Optimal Planning of Type-1DGs in EV Incorporated Radial Distribution Network

A vital task for effective operation of distribution system is reducing power losses and to save energy. One of the most effective methods to reduce losses is distributed generation (DG). The proper planning of EVCSs is a significant problem for distribution system operators as the installation of Electric Vehicle Charging Stations (EVCSs) for Electrical Vehicles (EVs) increases on a larger scale. Power losses and generation-demand mismatch rise with EV load adoption in the electrical grid. As a result, there will be impact on voltage levels and the voltage stability margin deteriorates. It is critical to integrate EVCSs at appropriate locations to reduce the negative effects of increasing EV load penetration on Radial Distribution Systems (RDS).

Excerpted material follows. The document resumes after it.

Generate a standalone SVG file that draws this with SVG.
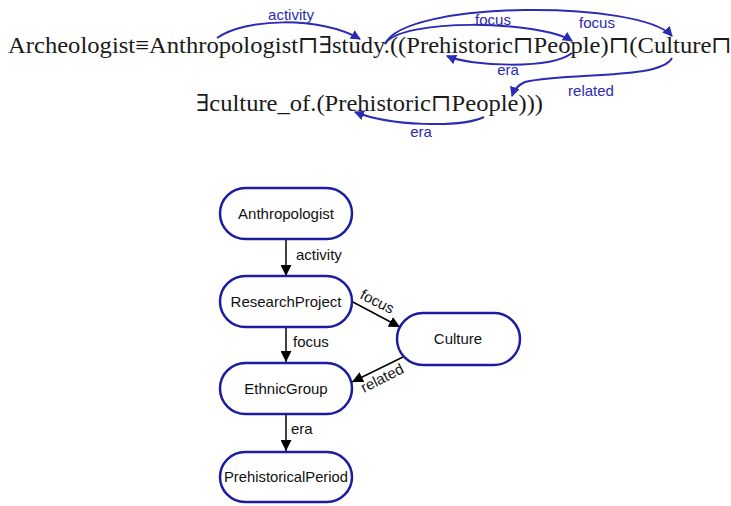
<svg xmlns="http://www.w3.org/2000/svg" width="731" height="506" viewBox="0 0 731 506">
<style>
.formula{font-family:"Liberation Serif","DejaVu Serif",serif;font-size:23.5px;fill:#1a1a1a}
.arc{fill:none;stroke:#2b2bb5;stroke-width:2}
.alab{font-family:"Liberation Sans",Arial,sans-serif;font-size:15px;fill:#2b2bb5;text-anchor:middle}
.node rect{fill:#fff;stroke:#1c1ca0;stroke-width:2.5}
.node text{font-family:"Liberation Sans",Arial,sans-serif;font-size:15px;fill:#111;text-anchor:middle}
.edge{stroke:#000;stroke-width:1.5;fill:none}
.elab{font-family:"Liberation Sans",Arial,sans-serif;font-size:15px;fill:#111}
</style>
<defs>
<marker id="ab" viewBox="0 0 10 10" refX="9" refY="5" markerWidth="10" markerHeight="10" markerUnits="userSpaceOnUse" orient="auto">
<path d="M0,0 L10,5 L0,10 z" fill="#2b2bb5"/>
</marker>
<marker id="ak" viewBox="0 0 10 10" refX="10" refY="5" markerWidth="11" markerHeight="11" markerUnits="userSpaceOnUse" orient="auto">
<path d="M0,0 L10,5 L0,10 z" fill="#000"/>
</marker>
</defs>
<g id="formula">
<text class="formula" x="8" y="53" textLength="724" lengthAdjust="spacingAndGlyphs">Archeologist≡Anthropologist⊓∃study.((Prehistoric⊓People)⊓(Culture⊓</text>
<text class="formula" x="196" y="111" textLength="347" lengthAdjust="spacingAndGlyphs">∃culture_of.(Prehistoric⊓People)))</text>
</g>
<g id="formula-arcs">
<path class="arc" d="M217,38 C245,18 320,16 360,39" marker-end="url(#ab)"/>
<text class="alab" x="291" y="20">activity</text>
<path class="arc" d="M385,44 C400,18 540,20 572,41" marker-end="url(#ab)"/>
<text class="alab" x="493" y="25">focus</text>
<path class="arc" d="M385,44 C405,0 640,0 672,36" marker-end="url(#ab)"/>
<text class="alab" x="597" y="28">focus</text>
<path class="arc" d="M572,53 C550,70 470,66 447,56" marker-end="url(#ab)"/>
<text class="alab" x="508" y="75">era</text>
<path class="arc" d="M672,58 C660,80 570,72 525,82 C518,85 514,90 512,96" marker-end="url(#ab)"/>
<text class="alab" x="591" y="96">related</text>
<path class="arc" d="M484,117 C460,128 390,126 355,112" marker-end="url(#ab)"/>
<text class="alab" x="421" y="137">era</text>
</g>
<g id="connectors">
<line class="edge" x1="286" y1="239" x2="286" y2="276" marker-end="url(#ak)"/>
<text class="elab" x="296" y="260">activity</text>
<line class="edge" x1="286" y1="327" x2="286" y2="362" marker-end="url(#ak)"/>
<text class="elab" x="293" y="347">focus</text>
<line class="edge" x1="286" y1="414" x2="286" y2="451" marker-end="url(#ak)"/>
<text class="elab" x="291" y="434">era</text>
<line class="edge" x1="351" y1="301" x2="400" y2="327" marker-end="url(#ak)"/>
<text class="elab" transform="translate(359,298) rotate(27)">focus</text>
<line class="edge" x1="403" y1="357" x2="352" y2="382" marker-end="url(#ak)"/>
<text class="elab" transform="translate(364,393) rotate(-27)">related</text>
</g>
<g id="node-anthropologist" class="node">
<rect x="220" y="188" width="132" height="51" rx="25.5"/>
<text x="286" y="219">Anthropologist</text>
</g>
<g id="node-researchproject" class="node">
<rect x="220" y="276" width="132" height="51" rx="25.5"/>
<text x="286" y="307">ResearchProject</text>
</g>
<g id="node-culture" class="node">
<rect x="397" y="313" width="123" height="52" rx="26"/>
<text x="458" y="344">Culture</text>
</g>
<g id="node-ethnicgroup" class="node">
<rect x="220" y="363" width="132" height="51" rx="25.5"/>
<text x="286" y="394">EthnicGroup</text>
</g>
<g id="node-prehistoricalperiod" class="node">
<rect x="220" y="452" width="132" height="50" rx="25"/>
<text x="286" y="482" textLength="124" lengthAdjust="spacingAndGlyphs">PrehistoricalPeriod</text>
</g>
</svg>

The integration of EVs into distribution systems undergoes charging and discharging modes of operation for power exchange with the grid, resulting in energy management. Inadequate EVCS planning has a negative influence on the distribution system, causing voltage variation and an increase in power losses. DG units are integrated with EVCSs to reduce this. The DGs help to keep the voltage profile within limits which reduces power flows and losses and thus results in improved power quality and reliability. Therefore, the DGs and EVCS should be properly allocated and sized to avoid issues such as protection, voltage rise, and reverse power flow. This research demonstrates an approach for minimizing losses in an EV-integrated radial distribution system by optimizing the location and sizing of DGs. This study proposes the sizing and location of renewable (wind, solar) DG units (type-1 DG) incorporated in radial distribution network. This methodology decreases power losses while simultaneously improving network voltages. The accuracy of the proposed method is elaborated in four scenarios. The proposed methodology is implemented in IEEE 33 bus and 69 bus systems using the Particle Swarm Optimization technique (PSO). The results show that the suggested optimization technique increases system efficiency and performance by optimizing the planning and operation of both DGs and EVs.